How can this possibly be good news? The other Gospels offer concrete assurances that Jesus is present with his followers even after the end of his earthly ministry. But in Mark there is no Paraclete to comfort them (as in John), no fellow traveler to explain everything (Luke), not even the promise “I am with you always” (Matthew).
In Mark, the resurrected Jesus is not described as being “with you”; instead he is “going ahead of you.” If that is true, then death is stripped of its power. There is nothing Jesus’ followers will endure, no place they can go, that Jesus isn’t already there.
Following after Jesus
At the beginning of his ministry in Mark, when Jesus calls his disciples, he invites them to “follow me,” represented by the Greek phrase “to go or come opisō mou (“after me” or “behind me,” 1:17; see also 1:20).
The same Greek phrase appears in the episode at Caesarea Philippi, when Peter is unable or unwilling to accept Jesus’ Passion prediction. “Get opisō mou, Satan” (8:33), Jesus commands, after which he immediately calls the crowds with his disciples and teaches all of them, “If anyone wants to follow opisō mou, let them deny themselves and take up their cross and follow me” (8:34).
Thus, from the beginning, the proper place for a disciple of Jesus is behind (or after) him, recalling that Jesus is ahead of them—even when they are unable to see him. If Jesus “goes ahead of us in death, can there be any doubt that he will be there ahead of us wherever life might take us?5
You will see him
When the women go to the tomb, they expect to encounter death. Instead, the angel’s message sends them to the other disciples and back to Galilee, the place where they experienced fullness of life within Jesus’ ministry.
In Mark, that ministry begins and ends with a promise—“The reign [New Revised Standard Version: kingdom] of God is at hand” (1:15), and “There you will see him” (16:7). The place they will see Jesus is in the fulfillment of his promises, and in the paradox and mysteries of his Galilean ministry.
Jesus is absent, but he has not abandoned his followers—he is “ahead of them” and ahead of us.

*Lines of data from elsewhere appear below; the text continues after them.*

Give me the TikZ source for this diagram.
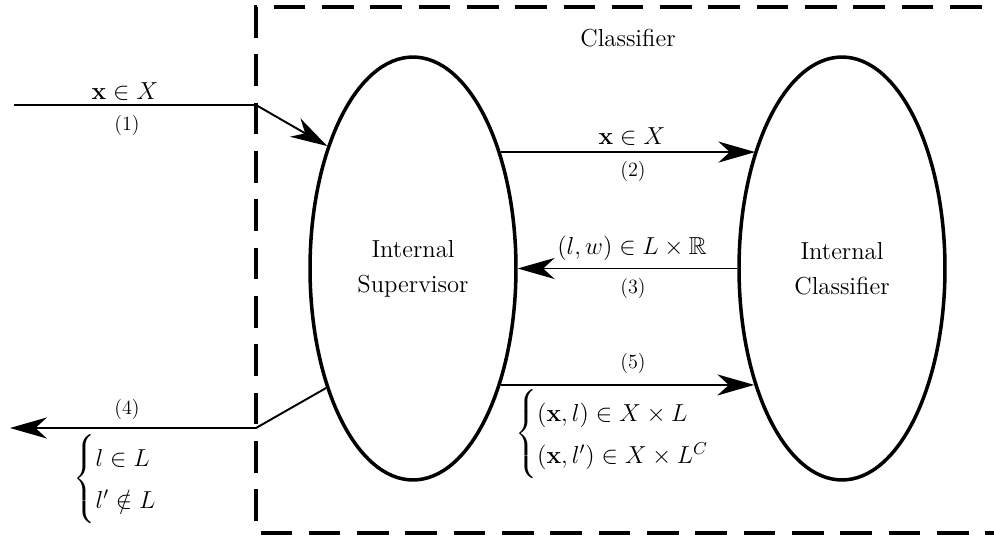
\RequirePackage{fix-cm}
\documentclass[tikz,border=0pt]{standalone}
\usepackage{amsmath,amssymb}
\usetikzlibrary{shapes.geometric,arrows.meta}
\begin{document}
\begin{tikzpicture}[x=0.02cm,y=-0.02cm,
  every node/.style={font=\fontsize{14}{20}\selectfont},
  agent/.style={draw,ellipse,line width=2pt,inner sep=0pt,minimum height=8.46cm,minimum width=4.12cm,align=center},
  numlab/.style={font=\fontsize{11.5}{14}\selectfont},
  conn/.style={line width=1.1pt},
  arr/.style={conn,-{Stealth[length=21pt,width=12pt,inset=6.5pt]}},
  boxline/.style={line width=2.4pt,dash pattern=on 18pt off 9.5pt}]
\useasboundingbox (0,0) rectangle (994,537);
% dashed classifier boundary
\draw[boxline] (1030,7) -- (256,7) -- (256,533) -- (1030,533);
\node (title) at (628,38) {Classifier};
% ellipses
\node[agent] (sup) at (413,268.5) {Internal\\Supervisor};
\node[agent] (cls) at (842,268.5) {Internal\\Classifier};
% coordinates
\coordinate (c1a) at (14,105);
\coordinate (c1b) at (256,105);
\coordinate (c4a) at (256,428);
\coordinate (c4b) at (10,428);
% connectors
\draw[arr] (c1a) -- (c1b) -- (sup.125.4);
\draw[arr] (sup.53.5) -- (cls.126.5 |- sup.53.5);
\draw[arr] (cls.180) -- (sup.0);
\draw[arr] (sup.-53) -- (cls.233 |- sup.-53);
\draw[arr] (sup.234.3) -- (c4a) -- (c4b);
% labels
\node (lab1) at (125,92) {$\mathbf{x}\in X$};
\node[numlab] (num1) at (127,125) {(1)};
\node (lab2) at (632,137) {$\mathbf{x}\in X$};
\node[numlab] (num2) at (633,171) {(2)};
\node (lab3) at (632,248) {$(l,w)\in L\times\mathbb{R}$};
\node[numlab] (num3) at (633,288) {(3)};
\node[numlab] (num5) at (633,363) {(5)};
\node (lab5) at (625,434) {$\begin{cases}(\mathbf{x},l)\in X\times L\\(\mathbf{x},l')\in X\times L^{C}\end{cases}$};
\node[numlab] (num4) at (127,409) {(4)};
\node (lab4) at (128,479) {$\begin{cases}l\in L\\l'\notin L\end{cases}$};
\end{tikzpicture}
\end{document}
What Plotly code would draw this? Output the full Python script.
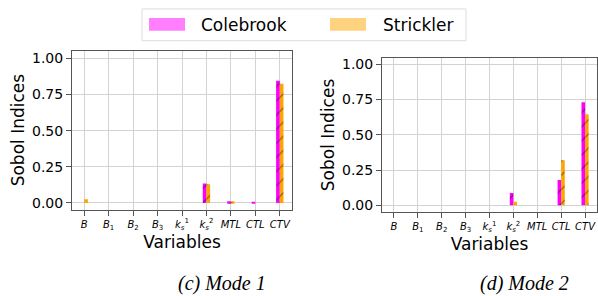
import plotly.graph_objects as go

variables = ["B", "B1", "B2", "B3", "ks1", "ks2", "MTL", "CTL", "CTV"]
tick_labels = ["<i>B</i>", "<i>B</i><sub>1</sub>", "<i>B</i><sub>2</sub>", "<i>B</i><sub>3</sub>",
               "<i>k</i><sub><i>s</i></sub><sup>1</sup>", "<i>k</i><sub><i>s</i></sub><sup>2</sup>",
               "<i>MTL</i>", "<i>CTL</i>", "<i>CTV</i>"]

mode1_colebrook = [0.0, 0.0, 0.0, 0.0, 0.0, 0.135, 0.012, 0.008, 0.845]
mode1_strickler = [0.025, 0.0, 0.0, 0.0, 0.0, 0.13, 0.01, 0.0, 0.825]
mode2_colebrook = [0.0, 0.0, 0.0, 0.0, 0.0, 0.087, 0.0, 0.18, 0.73]
mode2_strickler = [0.0, 0.0, 0.0, 0.0, 0.0, 0.025, 0.0, 0.32, 0.645]

series_names = ["Colebrook", "Strickler"]
captions = ["(c) Mode 1", "(d) Mode 2"]

MAG = "#ff00ff"
ORA = "#ffa500"
W, H = 598, 296
FONT = "DejaVu Sans"

fig = go.Figure()
xs = list(range(len(variables)))
bw = 0.15
for i, (c, s) in enumerate([(mode1_colebrook, mode1_strickler), (mode2_colebrook, mode2_strickler)]):
    xa = "x" if i == 0 else "x2"
    ya = "y" if i == 0 else "y2"
    for vals, col, off, name in [(c, MAG, -bw, series_names[0]), (s, ORA, 0.0, series_names[1])]:
        fig.add_trace(go.Bar(
            x=xs, y=vals, xaxis=xa, yaxis=ya, width=bw, offset=off, name=name,
            showlegend=False,
            marker=dict(color=col, line=dict(width=0),
                        pattern=dict(shape="/", fgcolor="black", bgcolor=col, size=10, solidity=0.1)),
        ))

axis_common = dict(showline=True, linecolor="#555", linewidth=1, mirror=True,
                   showgrid=True, gridcolor="#d3d3d3", gridwidth=1, zeroline=False,
                   ticks="outside", ticklen=5, tickcolor="#555")

def px(x):
    return x / W

def py(y):
    return 1 - y / H

fig.update_layout(
    width=W, height=H, margin=dict(l=0, r=0, t=0, b=0),
    paper_bgcolor="white", plot_bgcolor="white",
    font=dict(family=FONT, color="black"),
    barmode="overlay", showlegend=False,
    xaxis=dict(domain=[px(72), px(292)], range=[-0.5, 8.5], tickvals=xs, ticktext=tick_labels,
               tickfont=dict(size=10), anchor="y",
               title=dict(text="Variables", font=dict(size=17), standoff=4), **axis_common),
    yaxis=dict(domain=[py(210), py(50)], range=[-0.046, 1.053], tickvals=[0, 0.25, 0.5, 0.75, 1.0],
               tickformat=".2f", tickfont=dict(size=14), anchor="x",
               title=dict(text="Sobol Indices", font=dict(size=17), standoff=3), **axis_common),
    xaxis2=dict(domain=[px(382), px(597)], range=[-0.5, 8.5], tickvals=xs, ticktext=tick_labels,
                tickfont=dict(size=10), anchor="y2",
                title=dict(text="Variables", font=dict(size=17), standoff=4), **axis_common),
    yaxis2=dict(domain=[py(212.7), py(57)], range=[-0.049, 1.047], tickvals=[0, 0.25, 0.5, 0.75, 1.0],
                tickformat=".2f", tickfont=dict(size=14), anchor="x2",
                title=dict(text="Sobol Indices", font=dict(size=17), standoff=3), **axis_common),
)

# legend (drawn manually: light patches without hatch)
shapes = [
    dict(type="rect", xref="paper", yref="paper", x0=px(142), x1=px(466), y0=py(40), y1=py(8),
         line=dict(color="#dddddd", width=1), fillcolor="white", layer="above"),
    dict(type="rect", xref="paper", yref="paper", x0=px(149), x1=px(185), y0=py(30), y1=py(17),
         line=dict(width=0), fillcolor="rgba(255,0,255,0.5)"),
    dict(type="rect", xref="paper", yref="paper", x0=px(330), x1=px(366), y0=py(30), y1=py(17),
         line=dict(width=0), fillcolor="rgba(255,165,0,0.5)"),
]
fig.update_layout(shapes=shapes)
fig.add_annotation(xref="paper", yref="paper", x=px(199), y=py(24), text=series_names[0],
                   showarrow=False, xanchor="left", yanchor="middle", font=dict(size=17))
fig.add_annotation(xref="paper", yref="paper", x=px(381), y=py(24), text=series_names[1],
                   showarrow=False, xanchor="left", yanchor="middle", font=dict(size=17))

for cx, cap in zip([222, 524], captions):
    fig.add_annotation(xref="paper", yref="paper", x=px(cx), y=py(284), text="<i>" + cap + "</i>",
                       showarrow=False, xanchor="center", yanchor="middle",
                       font=dict(size=20, family="Liberation Serif"))

fig.write_html("out.html", config={"displayModeBar": False},
               post_script="document.body.style.margin='0';document.body.style.overflow='hidden';")
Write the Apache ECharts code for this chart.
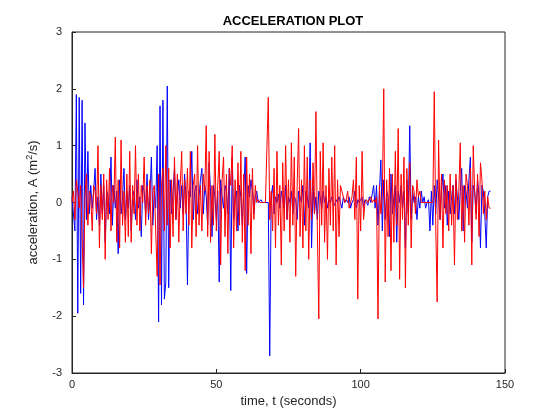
<!DOCTYPE html>
<html><head><meta charset="utf-8">
<script src="https://cdn.jsdelivr.net/npm/echarts@6/dist/echarts.min.js"></script>
<style>html,body{margin:0;padding:0;background:#fff}#c{width:560px;height:420px}</style>
</head><body><div id="c"></div>
<script>
const tStep = 0.5;
const blueA = [
0.1,-0.2,-0.5,1.9,-1.95,1.85,-1.6,1.8,-1.8,1.4,
-0.3,0.9,-0.2,0.3,-0.1,0.2,0.6,-0.3,0.1,-0.4,
0.5,-0.2,0.3,-0.7,0.2,0.1,-0.2,0.8,-0.4,0.3,
-0.1,0.2,-0.9,0.4,-0.2,0.1,0.6,-0.3,0.2,-0.1,
0.3,-0.5,0.1,0.2,-0.3,0.4,-0.1,0.1,-0.6,0.3,
0.2,-0.2,0.5,-0.3,0.1,0.8,-0.4,0.2,-0.1,1.0,
-2.1,1.7,-1.8,1.8,-1.7,-1.4,2.05,-1.5,0.4,-0.2,
0.2,0.6,-0.3,0.1,0.4,-0.1,0.3,-0.2,0.5,0.1,
-1.45,0.2,0.1,0.9,-0.3,0.2,0.3,-0.2,0.1,0.4,
0.6,-0.2,0.3,0.1,-0.4,0.7,0.2,-0.6,0.3,0.1,
-0.3,0.2,-1.4,0.4,0.1,-0.1,0.3,0.2,-0.2,0.6,
-1.55,0.8,-0.3,0.1,0.2,-0.5,0.3,0.1,-0.4,0.2,
0.8,-1.25,0.3,0.1,0.4,0.2,-0.2,0.1,0.2,0.0,
0.0,0.05,0.0,0.0,0.0,0.0,0.0,-2.7,0.1,0.3,
-0.2,0.1,0.0,0.15,-0.1,0.2,0.05,-0.1,0.3,-0.3,
0.1,0.0,0.2,-0.2,0.1,0.05,-0.3,0.2,0.1,0.0,
0.3,-0.4,0.2,0.1,-0.1,1.05,-0.8,0.3,-0.2,0.1,
-0.3,0.2,0.1,-0.1,0.2,0.0,0.1,-0.1,0.05,0.0,
0.1,0.0,-0.05,0.05,0.0,0.1,0.0,-0.1,0.1,0.0,
0.05,0.0,0.1,-0.1,0.0,0.05,0.2,-0.1,0.05,0.0,
0.0,0.1,-0.1,0.05,0.0,-0.05,0.1,0.0,0.0,0.3,
-0.1,0.3,-0.4,0.2,0.75,-0.5,0.4,-0.3,0.2,0.1,
-0.6,0.5,-0.2,0.1,0.3,-0.7,0.2,0.0,0.3,-0.1,
0.2,-0.8,0.4,-0.2,1.35,-0.3,0.2,0.0,0.1,-0.3,
0.1,-0.1,0.2,0.0,0.1,-0.1,0.0,0.05,-0.5,0.2,
-0.4,0.3,-0.2,0.4,0.1,-0.3,0.2,0.5,-0.1,0.3,
-0.4,0.2,-0.2,0.1,0.3,-0.2,0.4,0.1,-0.3,0.2,
0.6,-0.5,0.3,0.2,-0.1,0.4,0.8,-0.7,0.3,0.2,
-0.2,0.4,0.1,-0.8,0.3,0.2,-0.2,-0.8,0.1,0.2,
0.2];
const redA = [
0,0.2,-0.3,0.4,0.2,-0.1,0.3,0.3,-1.5,0.1,
0.5,-0.4,0.2,0.1,-0.5,0.3,0.2,-0.2,1.0,-0.8,
0.3,-0.3,0.5,-1.0,0.4,-0.3,0.6,-0.5,0.3,0.0,
1.15,-0.7,0.4,-0.8,1.1,-0.4,0.2,-0.7,0.5,-0.6,
0.9,-0.7,0.3,-0.2,1.0,-0.4,0.5,-0.5,0.3,0.0,
0.8,-0.4,0.3,-0.2,0.4,-0.9,0.2,0.3,-0.5,-1.3,
0.5,-1.45,0.3,0.6,-0.5,1.0,-0.4,0.6,-0.8,0.4,
-0.6,0.8,-0.3,0.5,-0.7,0.3,0.9,-0.5,0.4,-0.2,
0.6,-0.4,0.9,-0.8,0.3,0.5,-0.6,1.0,-0.4,0.3,
-0.5,0.5,0.2,1.35,-0.6,0.9,-0.7,0.3,-0.4,1.2,
-0.5,0.3,0.9,-1.1,0.4,0.8,-0.6,0.5,-0.9,0.6,
0.3,1.0,-0.8,0.4,-0.5,0.7,-0.4,0.9,-0.7,0.5,
-1.2,0.8,-0.4,0.5,-0.9,0.6,-0.3,0.3,0.0,0.05,
0.0,0.0,0.0,0.0,0.0,0.0,1.85,-0.3,0.2,-0.5,
0.6,-0.8,0.9,-0.4,0.3,-1.1,0.7,-0.5,1.0,-0.3,
0.4,-0.7,1.05,-0.4,0.8,-1.3,0.3,1.3,-0.6,0.4,
-0.8,1.0,-0.5,0.8,-1.0,0.4,-0.3,0.7,-0.2,1.6,
-0.5,-2.05,0.9,-0.4,1.05,-0.7,0.3,-1.0,0.6,-0.4,
0.8,-0.5,1.0,-1.1,0.4,-0.6,0.3,0.2,0.1,0.0,
0.05,0.2,-0.1,0.0,0.1,0.4,-0.3,0.8,-1.7,0.3,
-0.5,0.9,-0.3,0.0,0.05,0.0,0.0,0.1,0.0,0.05,
0.0,0.1,-2.05,0.3,-0.2,0.1,2.0,-1.4,0.4,-0.6,
0.6,-1.2,0.5,-0.7,0.9,-0.4,1.3,-1.35,0.5,-0.3,
0.8,-1.5,0.6,-0.4,0.7,-0.8,0.3,0.2,-0.2,0.4,
0.1,0.2,0.0,0.0,0.0,0.0,0.0,0.0,0.0,0.0,
0.0,1.95,-0.4,-1.75,1.1,-0.3,0.5,-0.8,0.4,-0.2,
0.3,-0.5,0.5,-0.4,0.3,-1.1,0.5,-0.3,0.2,1.05,
-0.5,0.3,-0.7,0.5,0.3,-0.4,0.6,-1.1,1.0,0.2,
-0.3,0.5,-0.6,0.7,0.4,-0.2,0.2,-0.3,0.1,-0.1,
-0.1];
const xTicks = [0, 50, 100, 150];
const yTicks = [-3, -2, -1, 0, 1, 2, 3];

const toPts = arr => arr.map((v, i) => [i * tStep, v]);
const chart = echarts.init(document.getElementById('c'));
const ax = {color:'#262626', fontSize:11, fontFamily:'Liberation Sans, Arial'};
chart.setOption({
  animation:false,
  title:{text:'ACCELERATION PLOT', left:288, top:10, textAlign:'center',
    textStyle:{fontSize:13, fontWeight:'bold', color:'#000', fontFamily:'Liberation Sans, Arial'}},
  grid:{left:72, right:55, top:32, bottom:47, show:true, borderColor:'#262626', borderWidth:1},
  xAxis:{type:'value', min:0, max:150, interval:50, splitLine:{show:false},
    axisLine:{onZero:false, lineStyle:{color:'#262626'}}, axisTick:{inside:true, length:4, lineStyle:{color:'#262626'}},
    axisLabel:Object.assign({margin:6}, ax),
    name:'time, t (seconds)', nameLocation:'middle', nameGap:22,
    nameTextStyle:{fontSize:13, color:'#262626', fontFamily:'Liberation Sans, Arial'}},
  yAxis:{type:'value', min:-3, max:3, interval:1, splitLine:{show:false},
    axisLine:{show:true, onZero:false, lineStyle:{color:'#262626'}}, axisTick:{show:true, inside:true, length:4, lineStyle:{color:'#262626'}},
    axisLabel:Object.assign({margin:10}, ax),
    name:'acceleration, A (m{s|2}/s)', nameLocation:'middle', nameGap:30,
    nameTextStyle:{fontSize:13, color:'#262626', fontFamily:'Liberation Sans, Arial',
      rich:{s:{fontSize:9, verticalAlign:'top', padding:[0,0,8,0], color:'#262626'}}}},
  series:[
    {type:'line', data:toPts(blueA), showSymbol:false, lineStyle:{color:'#0000ff', width:1}},
    {type:'line', data:toPts(redA), showSymbol:false, lineStyle:{color:'#ff0000', width:1}}
  ]
});
</script></body></html>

Among those with shattered lives who long to be made whole, the followers of Jesus will see him, just as they did in Galilee. They (and we) might at any second run into him as the reign of God comes into its fullness.
Don’t be alarmed! Look! Go! Tell!
The way of Jesus, according to Mark, is a way of mystery and paradox. God’s Messiah is crucified … and yet he lives. Terror and amazement silence the women … and yet somehow (somehow!) the good news is proclaimed. The disciples are nowhere to be found … and yet they carry the ministry of Jesus to Galilee and beyond.
The messenger at the empty tomb issues an Easter command and promise: “Don’t be alarmed,” Jesus said this would happen. “Look,” Jesus was truly dead, as you can see from the place they laid him, but death cannot hold him.
“Go” away from this place of death and of endings, and return to life and a new beginning.
Then: “Tell” his disciples, even (especially!) the one who betrayed him, that he is going ahead of you. You will see him!
Christ is risen, and this is only the beginning of the good news of Jesus Christ, Son of God.
Notes
- Mark 8:31; 9:31; 10:33–34.
- An Easter pun, “When the Son had risen.”
- Walter Bauer, A Greek-English Lexicon of the New Testament, and Other Early Christian Literature (Chicago: University of Chicago Press, 1957), 303.
- See also Mark 1:27 and 10:32.
- Sally Bates, “Fill in the Words: Mark 16:1–8,” an unpublished sermon preached on March 31, 2002.